(Given data):

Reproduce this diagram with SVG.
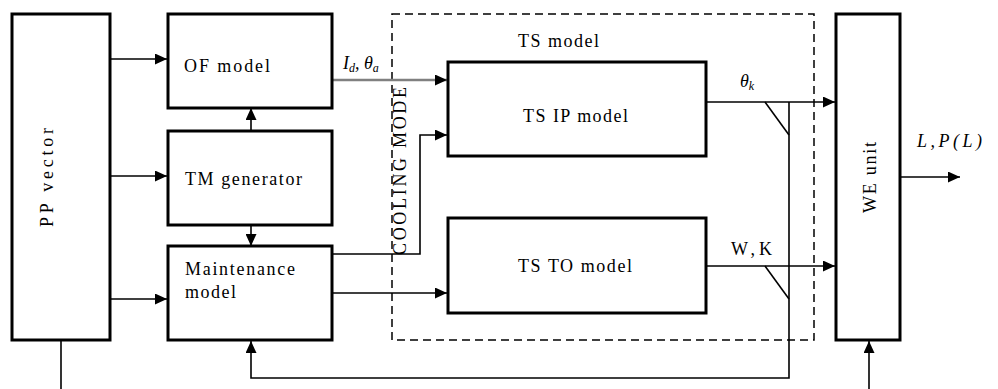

...

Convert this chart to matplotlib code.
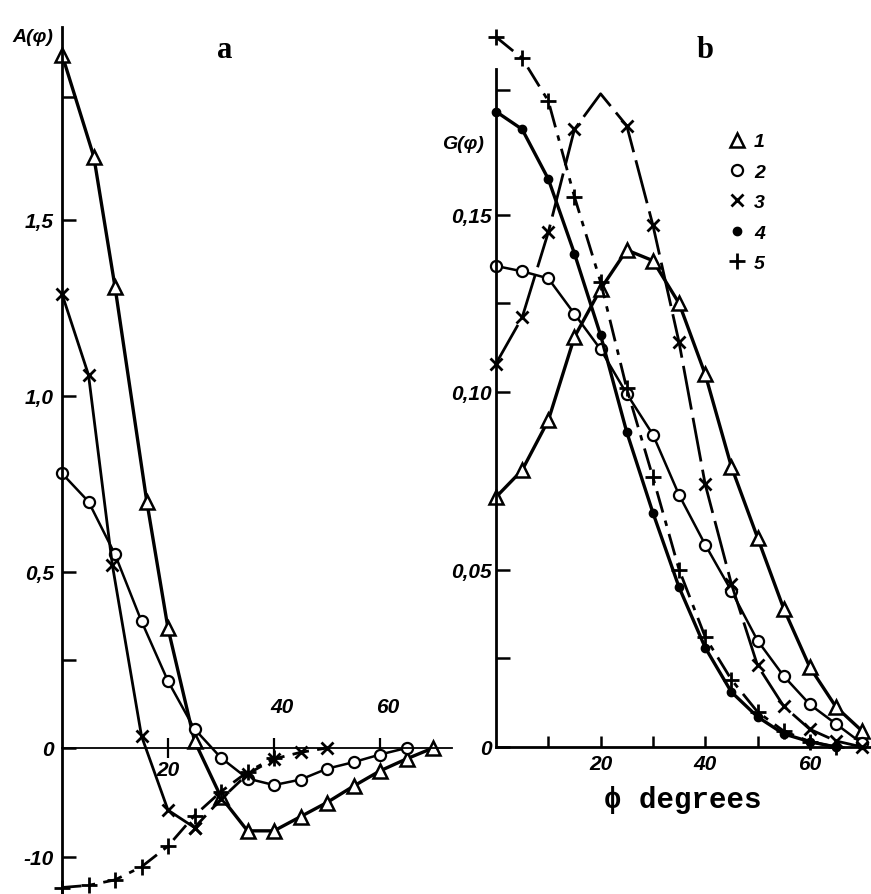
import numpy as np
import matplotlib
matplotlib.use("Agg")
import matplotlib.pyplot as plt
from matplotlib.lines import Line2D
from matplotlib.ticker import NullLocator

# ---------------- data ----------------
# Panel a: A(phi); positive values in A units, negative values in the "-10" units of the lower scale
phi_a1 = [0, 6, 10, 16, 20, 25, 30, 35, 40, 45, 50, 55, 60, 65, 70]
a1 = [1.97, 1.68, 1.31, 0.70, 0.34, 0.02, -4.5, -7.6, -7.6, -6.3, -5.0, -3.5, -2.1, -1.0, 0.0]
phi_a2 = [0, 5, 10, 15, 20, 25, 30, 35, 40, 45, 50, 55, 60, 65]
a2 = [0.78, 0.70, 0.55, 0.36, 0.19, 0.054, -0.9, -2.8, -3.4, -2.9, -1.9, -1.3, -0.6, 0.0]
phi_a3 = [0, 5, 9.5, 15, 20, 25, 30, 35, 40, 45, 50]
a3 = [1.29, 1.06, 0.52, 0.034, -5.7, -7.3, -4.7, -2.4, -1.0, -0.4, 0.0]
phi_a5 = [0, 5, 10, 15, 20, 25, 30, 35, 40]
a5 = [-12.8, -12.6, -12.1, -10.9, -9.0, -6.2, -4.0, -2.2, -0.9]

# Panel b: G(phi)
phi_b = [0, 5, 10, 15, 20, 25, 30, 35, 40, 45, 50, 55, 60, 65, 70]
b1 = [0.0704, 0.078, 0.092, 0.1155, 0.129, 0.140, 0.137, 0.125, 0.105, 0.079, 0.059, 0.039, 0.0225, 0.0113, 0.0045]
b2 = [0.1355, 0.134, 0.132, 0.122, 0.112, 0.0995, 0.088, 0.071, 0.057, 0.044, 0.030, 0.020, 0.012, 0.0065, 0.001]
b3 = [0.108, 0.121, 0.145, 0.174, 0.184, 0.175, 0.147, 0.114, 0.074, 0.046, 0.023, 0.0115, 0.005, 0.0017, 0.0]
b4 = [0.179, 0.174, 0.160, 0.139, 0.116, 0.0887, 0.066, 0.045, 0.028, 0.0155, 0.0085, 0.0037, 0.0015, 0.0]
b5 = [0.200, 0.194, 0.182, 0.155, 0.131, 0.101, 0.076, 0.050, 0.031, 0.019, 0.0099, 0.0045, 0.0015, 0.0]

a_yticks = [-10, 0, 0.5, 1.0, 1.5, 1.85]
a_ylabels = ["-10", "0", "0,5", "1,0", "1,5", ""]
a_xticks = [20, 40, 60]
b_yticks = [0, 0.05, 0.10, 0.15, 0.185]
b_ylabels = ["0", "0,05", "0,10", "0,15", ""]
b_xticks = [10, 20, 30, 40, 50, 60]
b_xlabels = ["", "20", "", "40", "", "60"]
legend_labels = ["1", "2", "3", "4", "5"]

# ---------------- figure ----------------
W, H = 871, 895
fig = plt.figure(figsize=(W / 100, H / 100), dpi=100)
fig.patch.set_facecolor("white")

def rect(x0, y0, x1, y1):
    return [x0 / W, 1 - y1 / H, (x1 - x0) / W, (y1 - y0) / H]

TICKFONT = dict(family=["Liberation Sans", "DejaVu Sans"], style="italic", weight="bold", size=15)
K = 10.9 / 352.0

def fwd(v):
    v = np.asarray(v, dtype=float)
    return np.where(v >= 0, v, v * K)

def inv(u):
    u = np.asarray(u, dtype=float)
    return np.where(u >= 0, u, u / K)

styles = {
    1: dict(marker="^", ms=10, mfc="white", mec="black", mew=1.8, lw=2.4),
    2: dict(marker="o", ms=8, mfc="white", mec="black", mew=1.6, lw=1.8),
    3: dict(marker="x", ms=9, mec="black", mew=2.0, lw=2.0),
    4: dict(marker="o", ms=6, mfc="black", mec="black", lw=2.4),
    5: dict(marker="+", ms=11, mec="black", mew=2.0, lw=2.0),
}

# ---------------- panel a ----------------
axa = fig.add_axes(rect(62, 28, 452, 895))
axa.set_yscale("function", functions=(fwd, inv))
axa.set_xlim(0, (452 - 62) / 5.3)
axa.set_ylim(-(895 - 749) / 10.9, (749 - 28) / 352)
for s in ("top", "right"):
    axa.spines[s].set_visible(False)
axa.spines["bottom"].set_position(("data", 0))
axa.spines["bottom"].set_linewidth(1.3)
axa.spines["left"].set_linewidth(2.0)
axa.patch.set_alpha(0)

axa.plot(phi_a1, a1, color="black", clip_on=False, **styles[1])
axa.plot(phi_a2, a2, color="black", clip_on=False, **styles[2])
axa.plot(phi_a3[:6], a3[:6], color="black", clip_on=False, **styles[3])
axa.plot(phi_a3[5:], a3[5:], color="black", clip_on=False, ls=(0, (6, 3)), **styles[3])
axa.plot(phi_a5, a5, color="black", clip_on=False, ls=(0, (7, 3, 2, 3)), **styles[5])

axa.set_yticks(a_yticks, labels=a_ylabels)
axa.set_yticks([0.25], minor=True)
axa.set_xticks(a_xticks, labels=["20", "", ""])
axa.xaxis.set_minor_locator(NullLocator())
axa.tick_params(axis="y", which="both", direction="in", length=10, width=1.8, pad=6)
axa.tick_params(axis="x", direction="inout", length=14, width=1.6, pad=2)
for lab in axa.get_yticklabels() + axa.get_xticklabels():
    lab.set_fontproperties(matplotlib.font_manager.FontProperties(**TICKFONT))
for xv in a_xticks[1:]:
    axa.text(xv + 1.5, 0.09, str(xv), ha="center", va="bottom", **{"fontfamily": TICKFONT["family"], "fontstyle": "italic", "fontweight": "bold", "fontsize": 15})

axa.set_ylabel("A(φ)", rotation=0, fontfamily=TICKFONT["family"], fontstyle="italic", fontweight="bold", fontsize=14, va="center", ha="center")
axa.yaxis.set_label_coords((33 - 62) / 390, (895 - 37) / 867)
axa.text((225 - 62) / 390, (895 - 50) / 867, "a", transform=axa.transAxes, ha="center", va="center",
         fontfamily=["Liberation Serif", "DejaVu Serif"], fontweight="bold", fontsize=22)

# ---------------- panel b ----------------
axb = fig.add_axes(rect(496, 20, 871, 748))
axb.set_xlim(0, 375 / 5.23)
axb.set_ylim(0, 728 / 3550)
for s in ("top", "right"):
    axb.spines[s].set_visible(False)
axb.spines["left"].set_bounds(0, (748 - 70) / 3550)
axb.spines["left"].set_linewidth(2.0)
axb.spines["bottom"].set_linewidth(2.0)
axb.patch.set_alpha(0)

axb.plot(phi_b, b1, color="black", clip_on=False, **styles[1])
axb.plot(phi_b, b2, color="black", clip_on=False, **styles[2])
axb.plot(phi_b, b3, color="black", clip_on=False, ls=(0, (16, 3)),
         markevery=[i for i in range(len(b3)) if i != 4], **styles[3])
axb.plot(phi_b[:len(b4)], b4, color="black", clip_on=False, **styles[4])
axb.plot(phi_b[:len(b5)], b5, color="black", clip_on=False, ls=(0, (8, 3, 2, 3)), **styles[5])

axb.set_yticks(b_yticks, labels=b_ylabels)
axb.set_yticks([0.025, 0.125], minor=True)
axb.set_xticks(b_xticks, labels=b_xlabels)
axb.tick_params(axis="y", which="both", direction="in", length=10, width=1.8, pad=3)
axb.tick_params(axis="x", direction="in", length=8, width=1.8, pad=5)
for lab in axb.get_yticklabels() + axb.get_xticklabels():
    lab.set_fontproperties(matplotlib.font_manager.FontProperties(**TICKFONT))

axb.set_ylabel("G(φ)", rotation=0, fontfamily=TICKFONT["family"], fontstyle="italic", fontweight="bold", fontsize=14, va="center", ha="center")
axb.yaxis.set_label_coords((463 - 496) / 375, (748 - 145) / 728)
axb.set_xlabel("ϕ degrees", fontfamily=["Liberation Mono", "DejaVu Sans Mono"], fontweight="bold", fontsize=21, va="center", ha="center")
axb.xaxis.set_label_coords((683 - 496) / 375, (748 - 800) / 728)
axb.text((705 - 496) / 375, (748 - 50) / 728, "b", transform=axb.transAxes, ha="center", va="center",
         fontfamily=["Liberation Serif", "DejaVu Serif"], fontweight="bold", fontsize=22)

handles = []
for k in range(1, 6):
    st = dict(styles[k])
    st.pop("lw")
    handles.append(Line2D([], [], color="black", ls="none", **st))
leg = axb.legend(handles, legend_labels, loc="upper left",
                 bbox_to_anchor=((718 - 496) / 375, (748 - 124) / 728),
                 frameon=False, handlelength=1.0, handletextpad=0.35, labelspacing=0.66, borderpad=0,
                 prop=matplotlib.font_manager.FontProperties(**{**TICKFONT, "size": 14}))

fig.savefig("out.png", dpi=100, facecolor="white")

--

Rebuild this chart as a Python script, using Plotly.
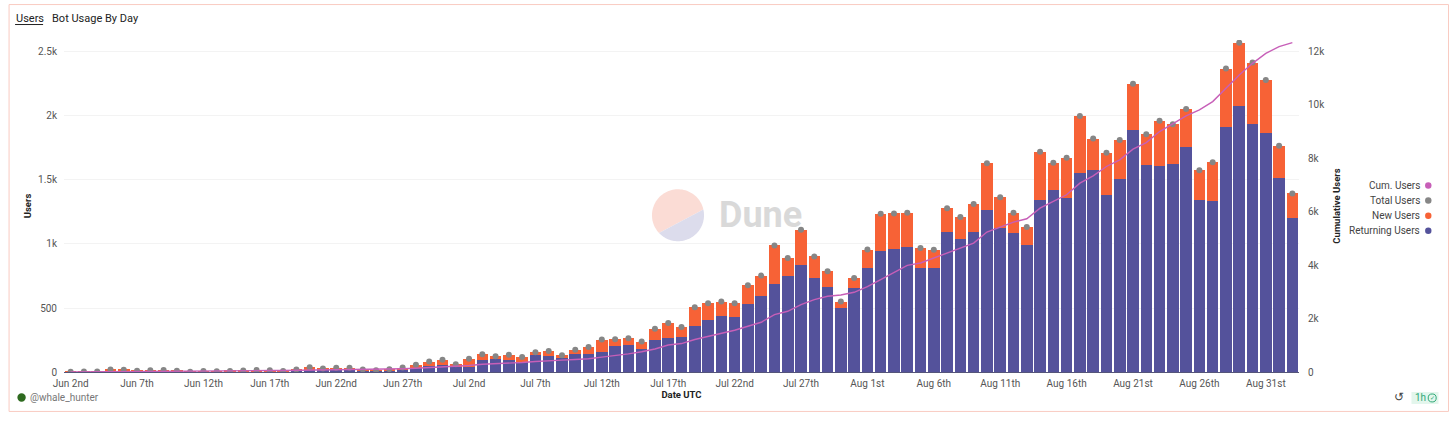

(Problem to work on): In the entries above, find each line with the word "chart" and copy it.

(Problem solution):
Convert this chart to matplotlib code.
Rebuild this chart as a Python script, using Plotly.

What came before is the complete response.